Back home in North Carolina, Sudderth has seen Varner achieve a lot in situations like this. “He’s streaky, OK?” his 79-year-old coach said Saturday afternoon on the telephone. He wanted people to know that Varner won the North Carolina State Amateur [and was the first male African American to do so]. He wanted people to know that Varner was the Conference USA player of the year as a senior at East Carolina University. He wanted people to know how diligent and disciplined Varner is. (A story, told by the coach: Varner was 16 and working in the bag room at Gastonia when he asked Sudderth, “Would you help me get better?” Sudderth sized him up. He saw a hint of potential. “The next day, at 10 o’clock in the morning, we started.” End of story.)

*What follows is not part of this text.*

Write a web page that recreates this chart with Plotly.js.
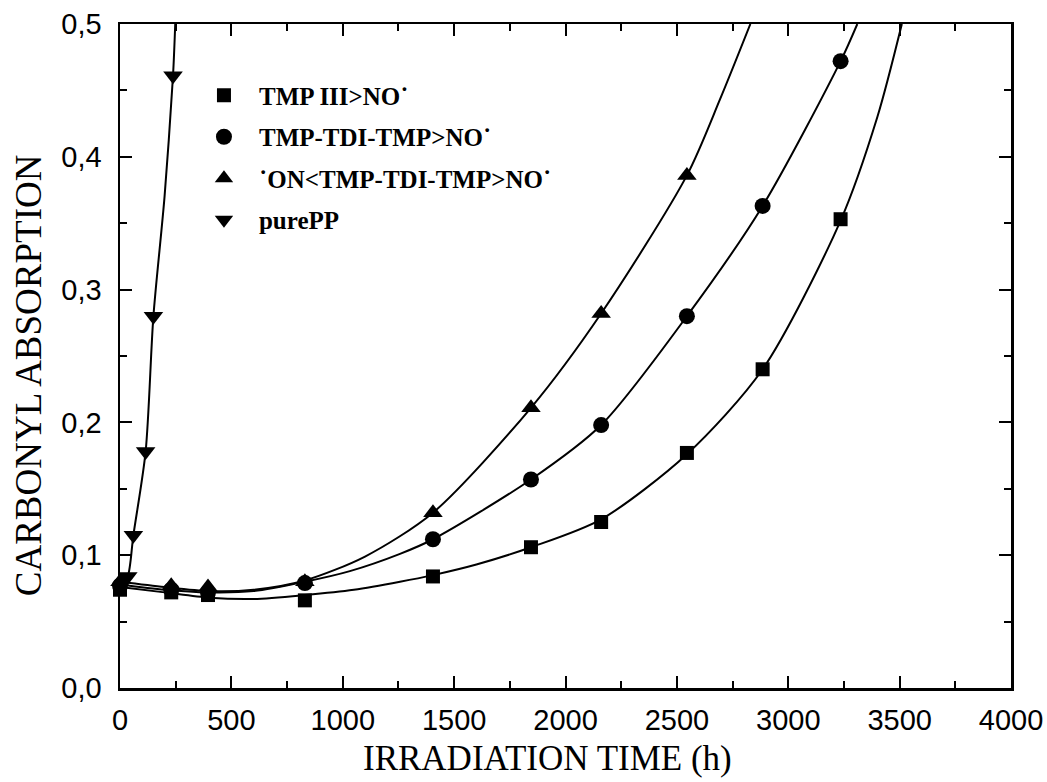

“When he comes home,” Sudderth said, “he always wants me to watch him.”

And Sudderth will Sunday when CBS goes live with the telecast. He’ll be watching for any sign of nerves. He doubts he’ll see any.

“Experience,” Sudderth said. That’s what Varner needs, he said. That’s what Varner got Saturday at Colonial. Good experience can come from bad experiences.

“You shoot even par some Saturdays, it can kind of get away from you a little bit, having the chance to win,” Varner said.

“I know what I’ve got to do. I’ve just got to go out there and do it now.”